I just watched S3 Episode 3 -- and I continue to think that this season is every bit as good as Season 1. But there's a different feel to it, too -- S1 was more of a straight-up thriller, with the focus on suspense and solving a mystery. There's a mystery (maybe several) to be solved this season, as well, but it doesn't strike me as a "thriller" this time around. I'm not sure *what* I would call it, actually -- it's something more nuanced, less genre. The mood, at least for me, is a creeping sense of dread...a kind of "This Cannot End Well" burgeoning anxiety that comes to me from *all* directions (and not just the obvious).
Tom is the obvious character with the anvil hovering over his head.
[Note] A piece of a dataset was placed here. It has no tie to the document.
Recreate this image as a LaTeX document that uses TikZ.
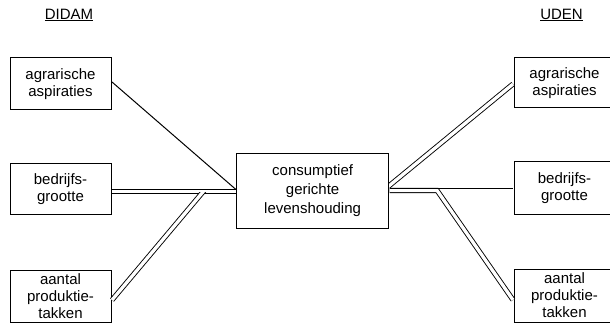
\documentclass[tikz,border=0pt]{standalone}
\usepackage{fontspec}
\setmainfont{Liberation Sans}
\usetikzlibrary{calc}
\begin{document}
\begin{tikzpicture}[x=1pt,y=-1pt,
  box/.style={draw, line width=1pt, minimum width=101pt, inner sep=0pt, align=center, font=\fontsize{15}{17}\selectfont},
  ln/.style={line width=1pt},
  dbl/.style={double, line width=0.9pt, double distance=3.3pt},
  head/.style={inner sep=0pt, font=\fontsize{15}{17}\selectfont}
]
\clip (0,0) rectangle (610,323);
% boxes
\node[box, minimum height=52pt] (agrL) at (60.5,84) {agrarische\\aspiraties};
\node[box, minimum height=50pt] (bedL) at (60.5,189) {bedrijfs-\\grootte};
\node[box, minimum height=52pt] (aanL) at (60.5,296) {aantal\\produktie-\\takken};
\node[box, minimum height=50pt] (agrR) at (564.5,83) {agrarische\\aspiraties};
\node[box, minimum height=52pt] (bedR) at (564.5,188) {bedrijfs-\\grootte};
\node[box, minimum height=53pt] (aanR) at (564.5,295.5) {aantal\\produktie-\\takken};
\node[box, minimum width=152pt, minimum height=74pt, font=\fontsize{15}{19}\selectfont] (cen) at (312.6,191) {consumptief\\gerichte\\levenshouding};
% headings
\node[head] (didam) at (69,15) {\underline{DIDAM}};
\node[head] (uden) at (561.5,15) {\underline{UDEN}};
% left connectors
\coordinate (agrLo) at ($(agrL.east)+(0.5,-2)$);
\coordinate (cenLtop) at ($(cen.west)+(-0.5,-1.8)$);
\coordinate (bedLo) at ($(bedL.east)+(0.5,2.3)$);
\coordinate (cenLmid) at ($(cen.west)+(-0.5,0.3)$);
\coordinate (aanLo) at ($(aanL.east)+(0.5,4)$);
\coordinate (JL) at ($(bedLo)!0.74!(cenLmid)$);
\draw[ln] (agrLo) -- (cenLtop);
\draw[dbl] (bedLo) -- (cenLmid);
\begin{scope}
  \clip (0,193.0) rectangle (610,323);
  \draw[dbl] (aanLo) -- ($(aanLo)!1.06!(JL)$);
\end{scope}
% right connectors
\coordinate (cenRmid) at ($(cen.east)+(0.5,-0.5)$);
\coordinate (BR) at ($(cen.east)+(48,-0.5)$);
\coordinate (aanRo) at ($(aanR.west)+(-0.5,4.5)$);
\coordinate (cenRtop) at ($(cen.east)+(0.5,-2.6)$);
\coordinate (bedRo) at ($(bedR.west)+(-0.5,0.4)$);
\coordinate (agrRo) at ($(agrR.west)+(-0.5,1)$);
\coordinate (cenRx) at ($(cen.east)+(0,-5.2)$);
\draw[dbl] (cenRmid) -- (BR) -- (aanRo);
\draw[ln] (cenRtop) -- (bedRo);
\begin{scope}
  \clip (389.2,0) rectangle (610,187.9);
  \draw[dbl] (agrRo) -- ($(agrRo)!1.1!(cenRx)$);
\end{scope}
\end{tikzpicture}
\end{document}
I found myself wanting to cry out, "Tom! Don't go to that house by yourself! Tom! Look over your shoulder!" etc., and though nothing actually happened to him -- and probably won't for a while, given that we're still early on in the season -- I find myself sad for him in a way that I never did with David during the first season. Part of that is no doubt that I've come to know Tom better over several seasons and thus have more of a stake in what happens to his character. Part of it is also that he comes across as more likable than David ever was (to me) -- although Tom is a weak person with many flaws. But I do think that part of it is also that what seems to be happening to him is much more trainwreck-ey than what happened to David -- Tom is somewhat of a pathetic person to begin with, and now his entire life is a disaster (partly of his own making, which only makes it even worse) and because you know that deep down he doesn't really have the strength of character to save himself, watching him flail in a futile effort to make things better is like watching him drown very veeeeery slowly. It's horrible, but it's also really compelling.
Joe Tobin is another weak character, and with this episode he's become quite contemptible. But he's not really a villain, either -- I don't think he has the gumption to ever aspire to villainy -- and I get the same sense of impending doom about him as I do about Tom.
Maybe the key to the difference in tone this season is that so much of the focus has been on these comparatively weak characters. There are no real villains anymore. Oh, Louis Tobin probably counts as one, but he's quite peripheral (so far) - a white-haired, amiable grandfatherly-type who is ruining people's lives from afar. Leo the Lawyer is oily and smarmy and is obviously involved in all sorts of Bad Things, but he's also very ambiguous. And Patty! Our scary antihero, the fighter-for-good-who-was-also-actually-kind-of-evil in S1, is...so far...the moral center of this season!
And then there's Ellen. Patty's crack about Ellen putting family first was snide, and then Ellen *tries* to put family first, but that's a disaster, too. I get the same sense of This Cannot End Well from Ellen calling Patty at the end of the episode, and the way the episode ended with the old video footage of Ellen's sister (as a child) waving goodbye to the camera...symbolic and sad and horrible. I worry about Ellen. I worry about Patty! I think that terrible, tragic things are going to happen to nearly everyone this season.
The whole episode left me very unsettled. We're not just watching a whodunnit this season. There are layers of complexity and subtlety now, and if it keeps going in this vein, I think this season is going to be one to rewatch several times.